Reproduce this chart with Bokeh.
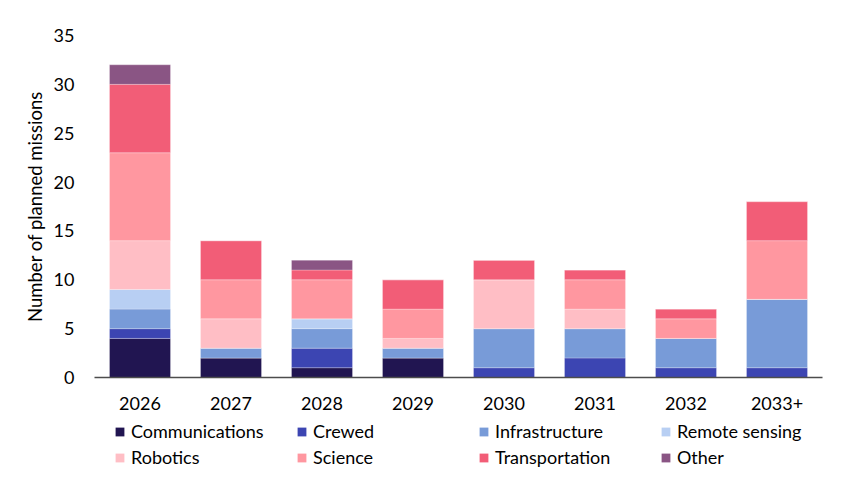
from bokeh.plotting import figure
from bokeh.layouts import column
from bokeh.models import ColumnDataSource, Legend, FixedTicker, Range1d
from bokeh.embed import file_html
from bokeh.resources import INLINE

years = ["2026", "2027", "2028", "2029", "2030", "2031", "2032", "2033+"]
categories = ["Communications", "Crewed", "Infrastructure", "Remote sensing",
              "Robotics", "Science", "Transportation", "Other"]
communications = [4, 2, 1, 2, 0, 0, 0, 0]
crewed         = [1, 0, 2, 0, 1, 2, 1, 1]
infrastructure = [2, 1, 2, 1, 4, 3, 3, 7]
remote_sensing = [2, 0, 1, 0, 0, 0, 0, 0]
robotics       = [5, 3, 0, 1, 5, 2, 0, 0]
science        = [9, 4, 4, 3, 0, 3, 2, 6]
transportation = [7, 4, 1, 3, 2, 1, 1, 4]
other          = [2, 0, 1, 0, 0, 0, 0, 0]
y_ticks = [0, 5, 10, 15, 20, 25, 30, 35]

colors = ["#211551", "#3C45B2", "#789BD8", "#B8CFF3",
          "#FFBEC5", "#FF97A0", "#F25D77", "#8A5584"]

data = {"years": years}
for name, vals in zip(categories, [communications, crewed, infrastructure, remote_sensing,
                                   robotics, science, transportation, other]):
    data[name] = vals
source = ColumnDataSource(data)

FONT = "Lato"

p = figure(x_range=years, y_range=Range1d(0, 35), width=828, height=417,
           output_backend="svg", toolbar_location=None,
           min_border_left=94, min_border_top=35, min_border_right=6,
           min_border_bottom=40)
p.x_range.range_padding = 0

renderers = p.vbar_stack(categories, x="years", width=0.67, source=source,
                         color=colors, line_color="white", line_width=0.5,
                         line_alpha=0.5)

p.outline_line_color = None
p.grid.visible = False
p.background_fill_color = "white"

p.xaxis.axis_line_color = "#4d4d4d"
p.xaxis.axis_line_width = 1.5
p.xaxis.major_tick_line_color = None
p.xaxis.minor_tick_line_color = None
p.xaxis.major_label_standoff = 13
p.xaxis.major_label_text_font = FONT
p.xaxis.major_label_text_font_size = "18px"
p.xaxis.major_label_text_color = "#000000"

p.yaxis.ticker = FixedTicker(ticks=y_ticks)
p.yaxis.axis_line_color = None
p.yaxis.major_tick_line_color = None
p.yaxis.minor_tick_line_color = None
p.yaxis.major_label_standoff = 14
p.yaxis.major_label_text_font = FONT
p.yaxis.major_label_text_font_size = "18px"
p.yaxis.major_label_text_color = "#000000"
p.yaxis.axis_label = "Number of planned missions"
p.yaxis.axis_label_text_font = FONT
p.yaxis.axis_label_text_font_size = "18.5px"
p.yaxis.axis_label_text_font_style = "normal"
p.yaxis.axis_label_text_color = "#000000"
p.yaxis.axis_label_standoff = 5

# legend panel beneath the chart (swatch renderers sit outside the visible range)
lf = figure(width=828, height=57, x_range=Range1d(0, 1), y_range=Range1d(0, 1),
            output_backend="svg", toolbar_location=None,
            min_border_left=94, min_border_top=0, min_border_right=6,
            min_border_bottom=0)
lf.axis.visible = False
lf.grid.visible = False
lf.outline_line_color = None
lf.background_fill_color = "white"
swatches = [lf.vbar(x=[-5], top=[-5], bottom=[-6], width=0.5, fill_color=c, line_color=None)
            for c in colors]

legend = Legend(items=[(c, [r]) for c, r in zip(categories, swatches)],
                orientation="horizontal", ncols=4, location=(20, 6))
legend.glyph_width = 11
legend.glyph_height = 11
legend.label_height = 20
legend.label_width = 161
legend.label_standoff = 6
legend.spacing = 4
legend.padding = 0
legend.margin = 0
legend.border_line_color = None
legend.background_fill_alpha = 0
legend.label_text_font = FONT
legend.label_text_font_size = "18px"
legend.label_text_color = "#000000"
lf.add_layout(legend, "center")

layout = column(p, lf, spacing=0)
open("out.html", "w").write(file_html(layout, INLINE))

- Given instruction -
From the first line of the listing above, repeat every line through the one holding "from bokeh.resources import INLINE". Both ends count, and pictures stay out.

- Result for this exercise -
Reproduce this chart with Bokeh.
from bokeh.plotting import figure
from bokeh.layouts import column
from bokeh.models import ColumnDataSource, Legend, FixedTicker, Range1d
from bokeh.embed import file_html
from bokeh.resources import INLINE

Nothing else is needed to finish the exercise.